Doch dann sind sie da, die süssen Kleinen, von denen wir uns auch noch so viel Liebe erhoffen und werden als Eltern mit so viel Neuem konfrontiert. Darauf wurden wir nie vorbereitet. Die Geburt eines Kindes rührt an unseren Grundfesten und wirbelt gerne unsere eigenen vergessen geglaubten Kindheitserlebnisse wieder hoch.  Doch wir haben dann keine Zeit uns damit auseinander zu setzen und keine Ruhe unser Handeln zu bedenken und vorzubereiten, uns als Leitwolf zu kreieren. Wir sind meist auf den Affekt reduziert und zu müde zur Reflexion.

Und so passiert es: Was so einfach scheint und tönt, funktioniert nicht. Wir sind überfordert und plagen uns mit unseren immensen schlechten Gewissen herum, weil wir es nicht schaffen Leuchttürme und Leitwölfe zu sein, weil uns das Kind zu viel abverlangt und wir wissen, dass wir ihm in unserem gestressten Zustand nicht die Liebe, Akzeptanz und Empathie geben können, die es bräuchte. Wir mühen uns ab, Erwartungen zu erfüllen, eigene und solche von aussen, mit denen wir schon so lange kämpfen und die wir dann auch zu gerne auf unsere Kinder übertragen. Wir hadern, weil das Mutter- oder Vatersein die Leere in uns nicht zu füllen vermag, weil die Liebe zum und vom Kind nicht unsere Unzufriedenheit erlöst. Diese Liebe ist nicht selbstlos und gütig, nein, sie fordert.

So drehen wir uns im Hamsterrad, wohl wissend, dass es anders sein sollte, anders geht, verzweifelt im Bewusstsein um den Schaden, den wir zufügen, weitergeben an die nächste Generation, obwohl wir es doch besser wüssten.

Was in der Grundphilosophie so einfach und überzeugend tönt, stellt sich als die grösste Herausforderung der Menschheit heraus. Hätten wir den Dreh raus, wüssten, wer wir sind, das Selbstbewusstsein stark,  all die grossen und kleinen Traumata überwunden, wären uns selbst und allen anderen Menschen in Liebe verbunden und die Gier nach Anerkennung, Neid und Eifersucht getilgt, dann könnten wir unseren Kindern wirklich Vorbild sein. Wir würden es dann richtig machen und die Welt wäre ein besserer Ort. Zukunftsmusik und Heile-Welt-Fantasie?

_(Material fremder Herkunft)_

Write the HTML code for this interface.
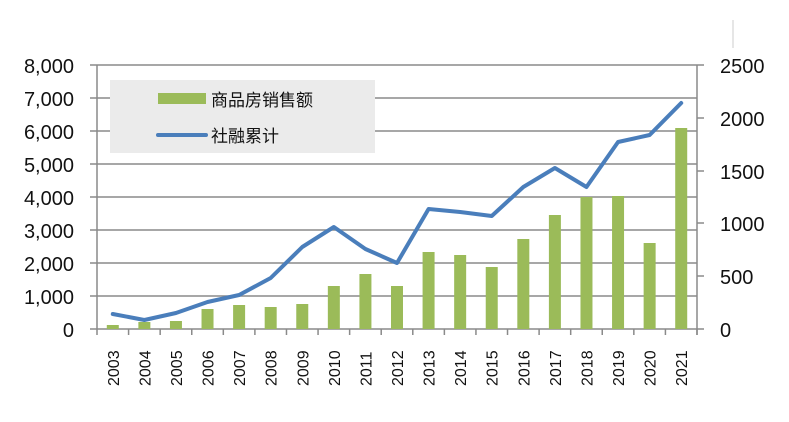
<!DOCTYPE html>
<html><head><meta charset="utf-8"><style>
body{margin:0;background:#fff;}
svg text{font-family:"Liberation Sans","Noto Sans CJK SC",sans-serif;fill:#111;}
</style></head><body>
<svg width="789" height="417" viewBox="0 0 789 417" xmlns="http://www.w3.org/2000/svg">
<rect width="789" height="417" fill="#fff"/>
<line x1="733" y1="20" x2="733" y2="48" stroke="#ccc" stroke-width="1"/>
<g stroke="#8a8a8a" stroke-width="1.5">
<line x1="90" y1="65" x2="704" y2="65"/>
<line x1="90" y1="98" x2="697" y2="98"/>
<line x1="90" y1="131" x2="697" y2="131"/>
<line x1="90" y1="164" x2="697" y2="164"/>
<line x1="90" y1="197" x2="697" y2="197"/>
<line x1="90" y1="230" x2="697" y2="230"/>
<line x1="90" y1="263" x2="697" y2="263"/>
<line x1="90" y1="296" x2="697" y2="296"/>
<line x1="90" y1="329" x2="704" y2="329"/>
<line x1="97" y1="65" x2="97" y2="335"/>
<line x1="697" y1="65" x2="697" y2="335"/>
<line x1="697" y1="118" x2="704" y2="118"/>
<line x1="697" y1="171" x2="704" y2="171"/>
<line x1="697" y1="223" x2="704" y2="223"/>
<line x1="697" y1="276" x2="704" y2="276"/>
</g>
<g stroke="#8a8a8a" stroke-width="1.5" id="xt"></g>
<rect x="110" y="80" width="265" height="73" fill="#ebebeb"/>
<rect x="158" y="93" width="48" height="11" fill="#9bbb59"/>
<line x1="158" y1="135" x2="206" y2="135" stroke="#4a7ebb" stroke-width="4" stroke-linecap="round"/>
<text x="211" y="106" font-size="17">商品房销售额</text>
<text x="211" y="142" font-size="17">社融累计</text>
<g fill="#9bbb59" id="bars"></g>
<polyline id="ln" fill="none" stroke="#4a7ebb" stroke-width="4" stroke-linejoin="round" stroke-linecap="round" points=""/>
<g font-size="20" text-anchor="end">
<text x="74" y="73">8,000</text><text x="74" y="106">7,000</text><text x="74" y="139">6,000</text>
<text x="74" y="172">5,000</text><text x="74" y="205">4,000</text><text x="74" y="238">3,000</text>
<text x="74" y="271">2,000</text><text x="74" y="304">1,000</text><text x="74" y="337">0</text>
</g>
<g font-size="20">
<text x="720" y="73">2500</text><text x="720" y="126">2000</text><text x="720" y="179">1500</text>
<text x="720" y="231">1000</text><text x="720" y="284">500</text><text x="720" y="337">0</text>
</g>
<g id="yl" font-size="16"></g>
</svg>
<script>
var bt=[325,322,321,309,305,307,304,286,274,286,252,255,267,239,215,197,196,243,128];
var lt=[314,320,313,302,295,278,247,227,249,263,209,212,216,187,168,187,142,135,103];
var ns="http://www.w3.org/2000/svg",w=600/19,pts=[];
var b=document.getElementById("bars"),y=document.getElementById("yl"),xt=document.getElementById("xt");
for(var i=0;i<19;i++){var c=97+w*(i+0.5);
var r=document.createElementNS(ns,"rect");r.setAttribute("x",c-6);r.setAttribute("y",bt[i]);r.setAttribute("width",12);r.setAttribute("height",329-bt[i]);b.appendChild(r);
pts.push(c+","+lt[i]);
var t=document.createElementNS(ns,"text");t.setAttribute("transform","translate("+(c+6)+",386) rotate(-90)");t.textContent=2003+i;y.appendChild(t);
var l=document.createElementNS(ns,"line");var xx=97+w*(i+1);l.setAttribute("x1",xx);l.setAttribute("x2",xx);l.setAttribute("y1",329);l.setAttribute("y2",335);xt.appendChild(l);}
document.getElementById("ln").setAttribute("points",pts.join(" "));
</script>
</body></html>
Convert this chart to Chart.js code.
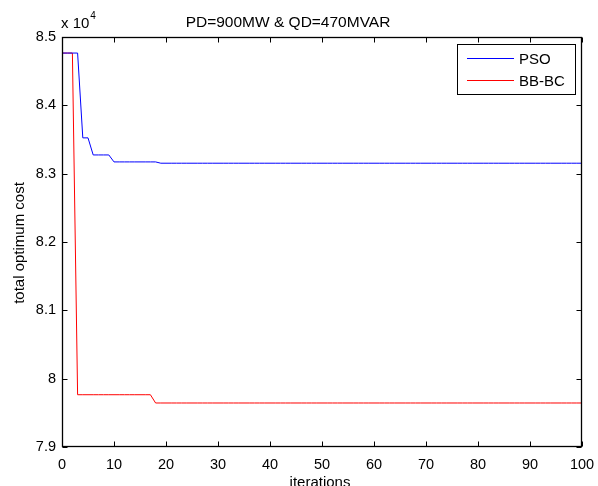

Trotzdem sollten wir nicht aufhören uns darum zu bemühen. Gleichzeitig müssen wir uns wohl eingestehen dass wir Fehler machen. Meiner Meinung nach, dürfen wir uns diese sogar zugestehen, wenn wir gewillt sind, daraus zu lernen. Da kommt auch der Dialog wieder ins Spiel. Solange wir bereit sind im Dialog mit unseren Kindern zu bleiben und es schaffen, unser Handeln immer wieder mal zu überdenken, ist auch die Möglichkeit der Begegnung da. Auch der Leitwolf darf Fehler machen, sie einsehen, entschuldigt sich gern dafür und macht es das nächste Mal besser.

Schliesslich liebt er ja seine Kinder – wie sich selbst!